(Plotting code records)
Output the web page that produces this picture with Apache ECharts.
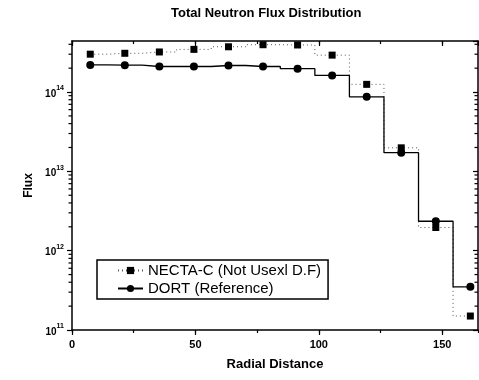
<!DOCTYPE html>
<html>
<head>
<meta charset="utf-8">
<script src="https://cdn.jsdelivr.net/npm/echarts@6/dist/echarts.min.js"></script>
<style>html,body{margin:0;padding:0;background:#fff;}#c{width:479px;height:380px;}</style>
</head>
<body>
<div id="c"></div>
<script>
// ---- data ----
const chartTitle = 'Total Neutron Flux Distribution';
const xName = 'Radial Distance';
const yName = 'Flux';
const seriesNames = ['NECTA-C (Not Usexl D.F)', 'DORT (Reference)'];
const radial = [7.4, 21.4, 35.4, 49.4, 63.4, 77.4, 91.4, 105.4, 119.4, 133.4, 147.4, 161.4];
const necta = [3.0e14, 3.08e14, 3.2e14, 3.45e14, 3.72e14, 3.95e14, 3.92e14, 2.92e14, 1.25e14, 1.98e13, 1.96e12, 1.5e11];
const dort  = [2.2e14, 2.18e14, 2.1e14, 2.1e14, 2.16e14, 2.1e14, 1.97e14, 1.62e14, 8.7e13, 1.72e13, 2.35e12, 3.5e11];
const xTickValues = [0, 50, 100, 150];
const yDecades = [1e11, 1e12, 1e13, 1e14];

const X_MIN = 0, X_MAX = 164.5, Y_MIN = 1e11, Y_MAX = 4.4e14;
const FONT = '"Liberation Sans", Arial, sans-serif';

// minor log tick values (2..9 x each decade)
const minorY = [];
yDecades.forEach(d => { for (let m = 2; m <= 9; m++) { const v = m * d; if (v <= Y_MAX) minorY.push(v); } });

const noSplit = { show: false };

function xAx(pos, interval, tickLen, inside, showLine, showLabel, extra) {
  return Object.assign({
    type: 'value', position: pos, min: X_MIN, max: X_MAX, interval: interval,
    axisLine: { show: showLine, onZero: false, lineStyle: { color: '#000', width: 1.5 } },
    axisTick: { show: true, inside: inside, length: tickLen, lineStyle: { color: '#000', width: 1.2 } },
    axisLabel: { show: showLabel, margin: 9, color: '#000', fontFamily: FONT, fontWeight: 'bold', fontSize: 11, showMaxLabel: false,
      formatter: v => (xTickValues.indexOf(v) >= 0 ? String(v) : '') },
    splitLine: noSplit
  }, extra || {});
}
function yAxMajor(pos, inside, showLabel, extra) {
  return Object.assign({
    type: 'log', logBase: 10, position: pos, min: Y_MIN, max: Y_MAX,
    axisLine: { show: true, onZero: false, lineStyle: { color: '#000', width: 1.5 } },
    axisTick: { show: true, inside: inside, length: 5, lineStyle: { color: '#000', width: 1.2 } },
    axisLabel: { show: showLabel, margin: 8, showMaxLabel: false,
      formatter: v => { const e = Math.round(Math.log10(v)); return '{b|10}{s|' + e + '}'; },
      rich: {
        b: { fontFamily: FONT, fontWeight: 'bold', fontSize: 10, color: '#000', lineHeight: 14, verticalAlign: 'bottom' },
        s: { fontFamily: FONT, fontWeight: 'bold', fontSize: 7, color: '#000', lineHeight: 14, verticalAlign: 'top' }
      } },
    splitLine: noSplit
  }, extra || {});
}

const chart = echarts.init(document.getElementById('c'), null, { renderer: 'canvas' });
chart.setOption({
  animation: false,
  backgroundColor: '#fff',
  title: {
    text: chartTitle, left: 171, top: 7, padding: 0,
    textStyle: { fontFamily: FONT, fontWeight: 'bold', fontSize: 13, color: '#000' }
  },
  grid: { left: 72, right: 1, top: 41, bottom: 50, containLabel: false, outerBoundsMode: 'none' },
  legend: {
    orient: 'vertical', left: 97, top: 260,
    padding: [3, 7, 3, 20], itemGap: 3, itemWidth: 25, itemHeight: 9,
    borderColor: '#000', borderWidth: 1.5, backgroundColor: '#fff',
    textStyle: { fontFamily: FONT, fontSize: 15, color: '#000' },
    data: seriesNames
  },
  xAxis: [
    xAx('bottom', 50, 5, false, true, true, {
      name: xName, nameLocation: 'middle', nameGap: 28,
      nameTextStyle: { fontFamily: FONT, fontWeight: 'bold', fontSize: 13, color: '#000' } }),
    xAx('bottom', 25, 3, false, false, false),
    xAx('top', 50, 5, true, true, false),
    xAx('top', 25, 3, true, false, false)
  ],
  yAxis: [
    yAxMajor('left', false, true, {
      name: yName, nameLocation: 'middle', nameGap: 31, nameRotate: 90,
      nameTextStyle: { fontFamily: FONT, fontWeight: 'bold', fontSize: 12, color: '#000' } }),
    yAxMajor('right', true, false)
  ],
  series: [
    {
      // minor log ticks on the left (outward) and right (inward) frame, placed through the axis scale
      name: 'minorTicks', type: 'custom', xAxisIndex: 0, yAxisIndex: 0, silent: true, clip: false, z: 5,
      data: minorY.map(v => [X_MIN, v]),
      encode: { x: 0, y: 1 },
      renderItem: (params, api) => {
        const v = api.value(1);
        const pL = api.coord([X_MIN, v]);
        const pR = api.coord([X_MAX, v]);
        const st = { stroke: '#000', lineWidth: 1.2 };
        return { type: 'group', children: [
          { type: 'line', shape: { x1: pL[0] - 3.5, y1: pL[1], x2: pL[0], y2: pL[1] }, style: st },
          { type: 'line', shape: { x1: pR[0] - 3.5, y1: pR[1], x2: pR[0], y2: pR[1] }, style: st }
        ] };
      }
    },
    {
      name: seriesNames[0], type: 'line', step: 'middle', xAxisIndex: 0, yAxisIndex: 0,
      data: radial.map((x, i) => [x, necta[i]]),
      symbol: 'rect', symbolSize: 7,
      itemStyle: { color: '#000' },
      lineStyle: { color: '#555', width: 1, type: [1, 3] }
    },
    {
      name: seriesNames[1], type: 'line', step: 'middle', xAxisIndex: 0, yAxisIndex: 0,
      data: radial.map((x, i) => [x, dort[i]]),
      symbol: 'circle', symbolSize: 8,
      itemStyle: { color: '#000' },
      lineStyle: { color: '#000', width: 1.3, type: 'solid' }
    }
  ]
});
</script>
</body>
</html>
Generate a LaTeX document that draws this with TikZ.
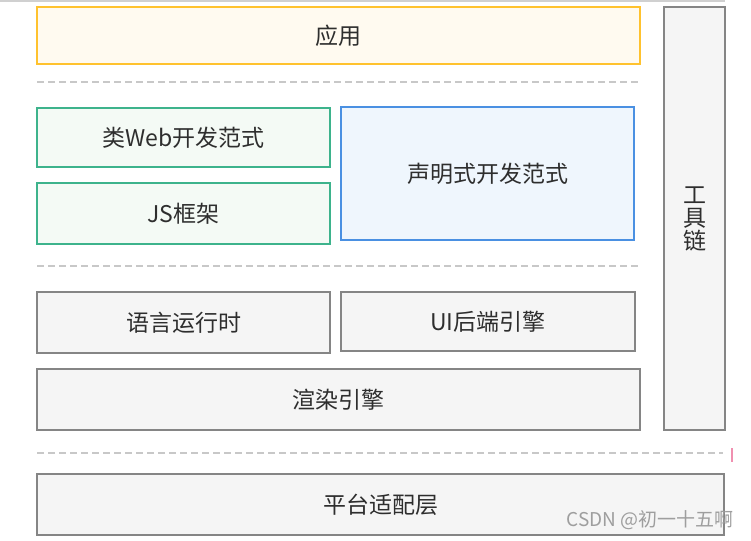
\documentclass[tikz,border=0pt]{standalone}
\usepackage{fontspec}
\setmainfont{Noto Sans CJK SC}
\usetikzlibrary{positioning}
\definecolor{textGray}{HTML}{2E2E2E}
\definecolor{appFill}{HTML}{FFFAF0}
\definecolor{appBorder}{HTML}{FFC22E}
\definecolor{webFill}{HTML}{F4FAF5}
\definecolor{webBorder}{HTML}{3DB38C}
\definecolor{declFill}{HTML}{EFF6FD}
\definecolor{declBorder}{HTML}{4A90E2}
\definecolor{baseFill}{HTML}{F5F5F5}
\definecolor{baseBorder}{HTML}{858585}
\definecolor{sepGray}{HTML}{C8C8C8}
\definecolor{markPink}{HTML}{F090B0}
\tikzset {
    style A/.style={
        fill=appFill,
        draw=appBorder,
        line width=1.3pt,
        rectangle, % Set the shape as a rectangle
        inner sep=0pt,
        align=center,
        text=textGray,
    },
    style B/.style={
        fill=webFill,
        draw=webBorder,
        line width=1.3pt,
        rectangle, % Set the shape as a rectangle
        inner sep=0pt,
        align=center,
        text=textGray,
    },
    style C/.style={
        fill=declFill,
        draw=declBorder,
        line width=1.3pt,
        rectangle, % Set the shape as a rectangle
        inner sep=0pt,
        align=center,
        text=textGray,
    },
    style D/.style={
        fill=baseFill,
        draw=baseBorder,
        line width=1.3pt,
        rectangle, % Set the shape as a rectangle
        inner sep=0pt,
        align=center,
        text=textGray,
    },
    style Sep/.style={
        draw=sepGray,
        line width=1.3pt,
        dash pattern=on 7pt off 4pt,
    },
}

\begin{document}
\begin{tikzpicture}
        [x=1pt, y=-1pt, font=\fontsize{23}{23}\selectfont]
        \useasboundingbox (0,0) rectangle (751,540);
        \fill[baseFill!85!black] (0,0) rectangle (725,2);

        \node[style A, minimum width=603pt, minimum height=57pt] at (338.5,35.5) (app) {应用};
        \node[style B, minimum width=293pt, minimum height=59pt] at (183.5,137.5) (web) {类Web开发范式};
        \node[style B, minimum width=293pt, minimum height=61pt] at (183.5,213.5) (js) {JS框架};
        \node[style C, minimum width=293pt, minimum height=133pt] at (487.5,173.5) (decl) {声明式开发范式};
        \node[style D, minimum width=293pt, minimum height=61pt] at (183.5,322.5) (runtime) {语言运行时};
        \node[style D, minimum width=294pt, minimum height=59pt] at (488,321.5) (uiEngine) {UI后端引擎};
        \node[style D, minimum width=603pt, minimum height=61pt] at (338.5,399.5) (render) {渲染引擎};
        \node[style D, minimum width=61pt, minimum height=423pt] at (694.5,218.5) (tools) {工\\具\\链};
        \node[style D, minimum width=687pt, minimum height=61pt] at (380.5,504.5) (platform) {平台适配层};

        \coordinate (sepA) at (37,82);
        \coordinate (sepB) at (37,266);
        \coordinate (sepC) at (37,453);
        \draw[style Sep] (sepA) -- (641,82);
        \draw[style Sep] (sepB) -- (641,266);
        \draw[style Sep] (sepC) -- (723,453);
        \draw[markPink, line width=1.2pt] (732,448) -- (732,462);

        \node[text=black!38, font=\fontsize{19}{21}\selectfont] at (650,520) (mark) {CSDN @初一十五啊};
    \end{tikzpicture}
\end{document}
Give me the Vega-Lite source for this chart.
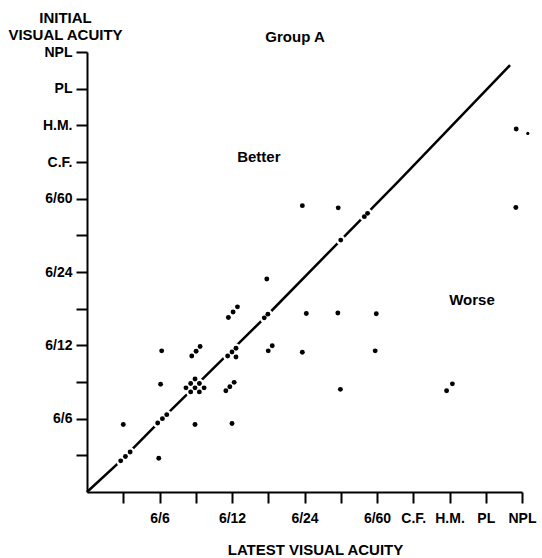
{
  "$schema": "https://vega.github.io/schema/vega-lite/v6.json",
  "autosize": "none",
  "width": 435,
  "height": 440,
  "padding": {"left": 87, "top": 52, "right": 20, "bottom": 66},
  "background": "white",
  "view": {"stroke": null},
  "config": {
    "font": "Liberation Sans",
    "axis": {
      "grid": false,
      "domainColor": "black",
      "domainWidth": 2,
      "tickColor": "black",
      "tickWidth": 2,
      "tickSize": 11,
      "labelFont": "Liberation Sans",
      "labelFontWeight": "bold",
      "labelFontSize": 14,
      "labelColor": "black",
      "labelOverlap": false,
      "labelFlush": false,
      "labelBound": false,
      "titleFont": "Liberation Sans",
      "titleFontWeight": "bold",
      "titleFontSize": 15,
      "titleColor": "black"
    }
  },
  "datasets": {
    "points": [
      {"x": 0.93, "y": 0.85, "dot": "normal"},
      {"x": 1.06, "y": 0.97, "dot": "normal"},
      {"x": 1.19, "y": 1.09, "dot": "normal"},
      {"x": 1.0, "y": 1.84, "dot": "normal"},
      {"x": 1.98, "y": 0.92, "dot": "normal"},
      {"x": 1.95, "y": 1.88, "dot": "normal"},
      {"x": 2.08, "y": 2.0, "dot": "normal"},
      {"x": 2.2, "y": 2.11, "dot": "normal"},
      {"x": 2.98, "y": 1.84, "dot": "normal"},
      {"x": 4.0, "y": 1.87, "dot": "normal"},
      {"x": 2.03, "y": 2.94, "dot": "normal"},
      {"x": 2.06, "y": 3.85, "dot": "normal"},
      {"x": 2.73, "y": 2.84, "dot": "normal"},
      {"x": 2.86, "y": 2.96, "dot": "normal"},
      {"x": 2.98, "y": 3.08, "dot": "normal"},
      {"x": 3.1, "y": 2.96, "dot": "normal"},
      {"x": 3.23, "y": 2.84, "dot": "normal"},
      {"x": 2.98, "y": 2.84, "dot": "normal"},
      {"x": 2.86, "y": 2.73, "dot": "normal"},
      {"x": 3.1, "y": 2.73, "dot": "normal"},
      {"x": 2.89, "y": 3.71, "dot": "normal"},
      {"x": 3.01, "y": 3.84, "dot": "normal"},
      {"x": 3.12, "y": 3.97, "dot": "normal"},
      {"x": 3.83, "y": 2.76, "dot": "normal"},
      {"x": 3.94, "y": 2.87, "dot": "normal"},
      {"x": 4.06, "y": 2.99, "dot": "normal"},
      {"x": 3.88, "y": 3.71, "dot": "normal"},
      {"x": 4.0, "y": 3.82, "dot": "normal"},
      {"x": 4.11, "y": 3.92, "dot": "normal"},
      {"x": 4.11, "y": 3.68, "dot": "normal"},
      {"x": 3.9, "y": 4.76, "dot": "normal"},
      {"x": 4.03, "y": 4.91, "dot": "normal"},
      {"x": 4.15, "y": 5.05, "dot": "normal"},
      {"x": 4.89, "y": 4.75, "dot": "normal"},
      {"x": 4.99, "y": 4.85, "dot": "normal"},
      {"x": 5.0, "y": 3.85, "dot": "normal"},
      {"x": 5.11, "y": 3.99, "dot": "normal"},
      {"x": 4.96, "y": 5.81, "dot": "normal"},
      {"x": 5.94, "y": 7.81, "dot": "normal"},
      {"x": 6.93, "y": 7.75, "dot": "normal"},
      {"x": 7.65, "y": 7.51, "dot": "normal"},
      {"x": 7.74, "y": 7.6, "dot": "normal"},
      {"x": 7.0, "y": 6.87, "dot": "normal"},
      {"x": 6.05, "y": 4.87, "dot": "normal"},
      {"x": 6.92, "y": 4.88, "dot": "normal"},
      {"x": 7.98, "y": 4.86, "dot": "normal"},
      {"x": 5.94, "y": 3.81, "dot": "normal"},
      {"x": 7.95, "y": 3.85, "dot": "normal"},
      {"x": 6.99, "y": 2.8, "dot": "normal"},
      {"x": 9.92, "y": 2.76, "dot": "normal"},
      {"x": 10.08, "y": 2.95, "dot": "normal"},
      {"x": 11.84, "y": 9.9, "dot": "normal"},
      {"x": 12.16, "y": 9.78, "dot": "small"},
      {"x": 11.83, "y": 7.76, "dot": "normal"}
    ],
    "diag": [
      {"x": 0, "y": 0},
      {"x": 0.93, "y": 0.85},
      {"x": 2.08, "y": 2.0},
      {"x": 4.95, "y": 4.8},
      {"x": 7.0, "y": 6.87},
      {"x": 8.63, "y": 8.51},
      {"x": 11.67, "y": 11.64}
    ],
    "notes": [
      {"x": 5.74, "y": 12.41, "text": "Group A"},
      {"x": 4.74, "y": 9.14, "text": "Better"},
      {"x": 10.62, "y": 5.24, "text": "Worse"}
    ]
  },
  "encoding": {
    "x": {
      "field": "x",
      "type": "quantitative",
      "scale": {"domain": [0, 12], "nice": false, "zero": false},
      "axis": {
        "values": [1, 2, 3, 4, 5, 6, 7, 8, 9, 10, 11, 12],
        "labelExpr": "datum.value == 2 ? '6/6' : datum.value == 4 ? '6/12' : datum.value == 6 ? '6/24' : datum.value == 8 ? '6/60' : datum.value == 9 ? 'C.F.' : datum.value == 10 ? 'H.M.' : datum.value == 11 ? 'PL' : datum.value == 12 ? 'NPL' : ''",
        "labelPadding": 8,
        "title": "LATEST VISUAL ACUITY",
        "titleX": 228,
        "titleY": 62,
        "titleAlign": "center",
        "titleBaseline": "alphabetic"
      }
    },
    "y": {
      "field": "y",
      "type": "quantitative",
      "scale": {"domain": [0, 12], "nice": false, "zero": false},
      "axis": {
        "values": [1, 2, 3, 4, 5, 6, 7, 8, 9, 10, 11, 12],
        "labelExpr": "datum.value == 2 ? '6/6' : datum.value == 4 ? '6/12' : datum.value == 6 ? '6/24' : datum.value == 8 ? '6/60' : datum.value == 9 ? 'C.F.' : datum.value == 10 ? 'H.M.' : datum.value == 11 ? 'PL' : datum.value == 12 ? 'NPL' : ''",
        "labelPadding": 4,
        "title": ["INITIAL", "VISUAL ACUITY"],
        "titleAngle": 0,
        "titleX": -22,
        "titleY": -30,
        "titleAlign": "center",
        "titleBaseline": "alphabetic",
        "titleLineHeight": 17
      }
    }
  },
  "layer": [
    {
      "data": {"name": "diag"},
      "mark": {"type": "line", "color": "black", "strokeWidth": 2.5},
      "encoding": {}
    },
    {
      "data": {"name": "points"},
      "mark": {"type": "circle", "color": "white", "opacity": 1, "size": 90},
      "encoding": {}
    },
    {
      "data": {"name": "points"},
      "transform": [{"filter": "datum.dot == 'normal'"}],
      "mark": {"type": "circle", "color": "black", "opacity": 1, "size": 24},
      "encoding": {}
    },
    {
      "data": {"name": "points"},
      "transform": [{"filter": "datum.dot == 'small'"}],
      "mark": {"type": "circle", "color": "black", "opacity": 1, "size": 10},
      "encoding": {}
    },
    {
      "data": {"name": "notes"},
      "mark": {"type": "text", "font": "Liberation Sans", "fontWeight": "bold", "fontSize": 15, "color": "black", "align": "center", "baseline": "middle"},
      "encoding": {"text": {"field": "text", "type": "nominal"}}
    }
  ]
}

- [What you should do]: Using the listing, copy every line where the word "that" shows up.

- [Answer to this problem]:
Output the web page that produces this picture with Apache ECharts.
Generate a LaTeX document that draws this with TikZ.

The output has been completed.